For operatives working in grain storage
Grain Storage structures can become a respiratory risk due to gases that may be given off from spoiling grain or fumigation. Workers may be exposed to unhealthy levels of airborne contaminants, including molds, chemical fumigants (toxic chemicals), and gases associated with decaying and fermenting silage. Fumigants are commonly used for insect control on stored grain and many have inadequate warning properties. Fires and explosions from grain dust accumulation, are also possible, which is why in this setting, ATEX approved respirators are recommended, such as the EX Respirator
For Lab Technicians
Laboratory environments can be hazardous for potential inhalation exposures, due to the broad spectrum and varying nature of materials worked with. Typically in this environment the Halo Respirator is the most appropriate solution, which offers the user advanced HEPA filtration, IP66 water tolerant, and no hoses, belts or waist mounted battery packs.
Mining & Quarrying
For Operatives working in quarrying or mining
Crystalline silica is one of the commonest minerals in the earths crust and forms a proportion of the many materials extracted from quarries. When crushed or abraded during quarrying activities, materials containing silica create respirable crystalline silica (RCS) dust. It is this respirable dust that is associated with the respiratory disease silicosis. Typically these industries require IP 66 rated products such as the Ultra Respirator.

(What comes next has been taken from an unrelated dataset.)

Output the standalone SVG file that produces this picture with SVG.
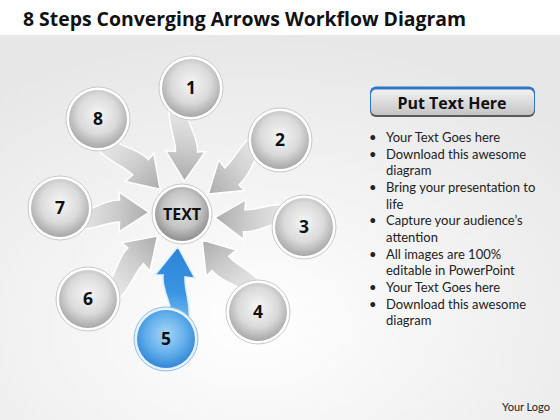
<svg xmlns="http://www.w3.org/2000/svg" xmlns:xlink="http://www.w3.org/1999/xlink" width="560" height="420" viewBox="0 0 560 420">
<defs>
<style>
.title{font-family:"Open Sans","Liberation Sans",sans-serif;font-weight:bold;font-size:19.4px;fill:#111}
.num{font-family:"Open Sans","Liberation Sans",sans-serif;font-weight:bold;font-size:17.5px;fill:#111;text-anchor:middle}
.ctext{font-family:"Open Sans","Liberation Sans",sans-serif;font-weight:bold;font-size:16px;fill:#111;text-anchor:middle}
.bul{font-family:"Lato","Liberation Sans",sans-serif;font-size:13px;fill:#222}
.hdr{font-family:"Open Sans","Liberation Sans",sans-serif;font-weight:bold;font-size:16px;fill:#111;text-anchor:middle}
.logo{font-family:"Lato","Liberation Sans",sans-serif;font-size:11px;fill:#222}
.arrow{fill:url(#gArrow);stroke:#fff;stroke-width:1.5}
.arrowBlue{fill:url(#gArrowBlue);stroke:#dff0ff;stroke-width:1.5}
.ring{fill:#fff;stroke:#c9c9c9;stroke-width:1}
.ball{fill:url(#gBall)}
.ringBlue{fill:#e6f3ff;stroke:#8fbfe8;stroke-width:1}
.ballBlue{fill:url(#gBallBlue)}
</style>
<radialGradient id="gBg" cx="45%" cy="75%" r="75%">
<stop offset="0" stop-color="#ffffff"/>
<stop offset="1" stop-color="#e7e7e7"/>
</radialGradient>
<linearGradient id="gArrow" x1="0" y1="0" x2="0" y2="1">
<stop offset="0" stop-color="#acacac"/>
<stop offset="0.45" stop-color="#cdcdcd"/>
<stop offset="1" stop-color="#ececec"/>
</linearGradient>
<linearGradient id="gArrowBlue" x1="0" y1="0" x2="0" y2="1">
<stop offset="0" stop-color="#2a82d6"/>
<stop offset="0.6" stop-color="#3b95e2"/>
<stop offset="1" stop-color="#7cc0f2"/>
</linearGradient>
<radialGradient id="gBall" cx="50%" cy="42%" r="62%">
<stop offset="0" stop-color="#f6f6f6"/>
<stop offset="0.55" stop-color="#dadada"/>
<stop offset="1" stop-color="#9e9e9e"/>
</radialGradient>
<radialGradient id="gBallC" cx="50%" cy="42%" r="62%">
<stop offset="0" stop-color="#e4e4e4"/>
<stop offset="0.55" stop-color="#c4c4c4"/>
<stop offset="1" stop-color="#858585"/>
</radialGradient>
<radialGradient id="gBallBlue" cx="50%" cy="42%" r="62%">
<stop offset="0" stop-color="#a9d6f7"/>
<stop offset="0.55" stop-color="#62afeb"/>
<stop offset="1" stop-color="#2a7fd0"/>
</radialGradient>
<linearGradient id="gHdr" x1="0" y1="0" x2="0" y2="1">
<stop offset="0" stop-color="#f2f2f2"/>
<stop offset="1" stop-color="#c4c4c4"/>
</linearGradient>
<path id="arr" d="M0 0 L21 29 L11 29 C12 44 21 54 21 76 L4 76 C3 58 -11 46 -11 30 L-19 31 Z"/>
</defs>

<rect x="0" y="0" width="560" height="420" fill="#fff"/>
<rect x="0" y="35" width="560" height="385" fill="url(#gBg)"/>
<text class="title" x="23" y="26">8 Steps Converging Arrows Workflow Diagram</text>

<g id="connectors">
<use xlink:href="#arr" class="arrow" transform="translate(184.4,181.1) rotate(-175.9)"/>
<use xlink:href="#arr" class="arrow" transform="translate(208.3,194.1) rotate(-127.1)"/>
<use xlink:href="#arr" class="arrow" transform="translate(214.8,217.5) rotate(-83.9)"/>
<use xlink:href="#arr" class="arrow" transform="translate(202.2,240.1) rotate(-37.8)"/>
<use xlink:href="#arr" class="arrowBlue" transform="translate(177.8,246.7) rotate(7.3)"/>
<use xlink:href="#arr" class="arrow" transform="translate(157.5,236.1) rotate(47.9)"/>
<use xlink:href="#arr" class="arrow" transform="translate(149.0,212.4) rotate(92.8)"/>
<use xlink:href="#arr" class="arrow" transform="translate(160.1,189.3) rotate(138.5)"/>
</g>

<g id="node-1"><circle class="ring" cx="191" cy="88" r="32"/><circle class="ball" cx="191" cy="88" r="29"/><text class="num" x="191" y="94">1</text></g>
<g id="node-2"><circle class="ring" cx="280" cy="140" r="32"/><circle class="ball" cx="280" cy="140" r="29"/><text class="num" x="280" y="146">2</text></g>
<g id="node-3"><circle class="ring" cx="304" cy="227" r="32"/><circle class="ball" cx="304" cy="227" r="29"/><text class="num" x="304" y="233">3</text></g>
<g id="node-4"><circle class="ring" cx="258" cy="312" r="32"/><circle class="ball" cx="258" cy="312" r="29"/><text class="num" x="258" y="318">4</text></g>
<g id="node-5"><circle class="ringBlue" cx="166" cy="339" r="32"/><circle class="ballBlue" cx="166" cy="339" r="29"/><text class="num" x="166" y="345">5</text></g>
<g id="node-6"><circle class="ring" cx="88" cy="299" r="32"/><circle class="ball" cx="88" cy="299" r="29"/><text class="num" x="88" y="305">6</text></g>
<g id="node-7"><circle class="ring" cx="60" cy="208" r="32"/><circle class="ball" cx="60" cy="208" r="29"/><text class="num" x="60" y="214">7</text></g>
<g id="node-8"><circle class="ring" cx="98" cy="119" r="32"/><circle class="ball" cx="98" cy="119" r="29"/><text class="num" x="98" y="125">8</text></g>
<g id="node-center"><circle class="ring" cx="182" cy="214" r="30"/><circle cx="182" cy="214" r="27" fill="url(#gBallC)"/><text class="ctext" x="182" y="220">TEXT</text></g>

<g id="panel">
<rect x="370" y="88" width="165" height="29" rx="6" fill="#5a5a5a"/>
<rect x="370" y="86.5" width="165" height="28" rx="6" fill="#2f78c8"/>
<rect x="371" y="89.5" width="163" height="25.5" rx="5" fill="url(#gHdr)"/>
<text class="hdr" x="452" y="109">Put Text Here</text>
<g class="bul">
<text x="369" y="142">•</text><text x="386" y="142">Your Text Goes here</text>
<text x="369" y="158.7">•</text><text x="386" y="158.7">Download this awesome</text>
<text x="386" y="175.3">diagram</text>
<text x="369" y="192">•</text><text x="386" y="192">Bring your presentation to</text>
<text x="386" y="208.7">life</text>
<text x="369" y="225.3">•</text><text x="386" y="225.3">Capture your audience’s</text>
<text x="386" y="242">attention</text>
<text x="369" y="258.7">•</text><text x="386" y="258.7">All images are 100%</text>
<text x="386" y="275.3">editable in PowerPoint</text>
<text x="369" y="292">•</text><text x="386" y="292">Your Text Goes here</text>
<text x="369" y="308.7">•</text><text x="386" y="308.7">Download this awesome</text>
<text x="386" y="325.3">diagram</text>
</g>
</g>
<text class="logo" x="502" y="411">Your Logo</text>
</svg>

For Carpenters and Joiners
Wood dust can cause serious health problems. It can cause asthma, which carpenters and joiners are four times more likely to get compared with other UK workers. The Control of Substances Hazardous to Health (COSHH) Regulations 2002 require that you protect workers from the hazards of wood dust. The IP66 rated Ultra Respirator is recommended for such environments.
For operatives working in construction environments
Silica is the second largest risk to construction workers in the UK. You generate dust from these materials during many common construction tasks. These include cutting, drilling, grinding and polishing. Some of this dust is fine enough to get deep into your lungs. The fine dust is known as respirable crystalline silica (RCS) and is too fine to see with normal lighting. It is commonly called silica or silica dust. Heavy and prolonged exposure to RCS can cause lung cancer and other serious respiratory diseases. HSE commissioned estimates it was responsible for the death of over 500 construction workers in 2005. In addition to the risks from lung cancer, silica is also linked to other serious lung diseases.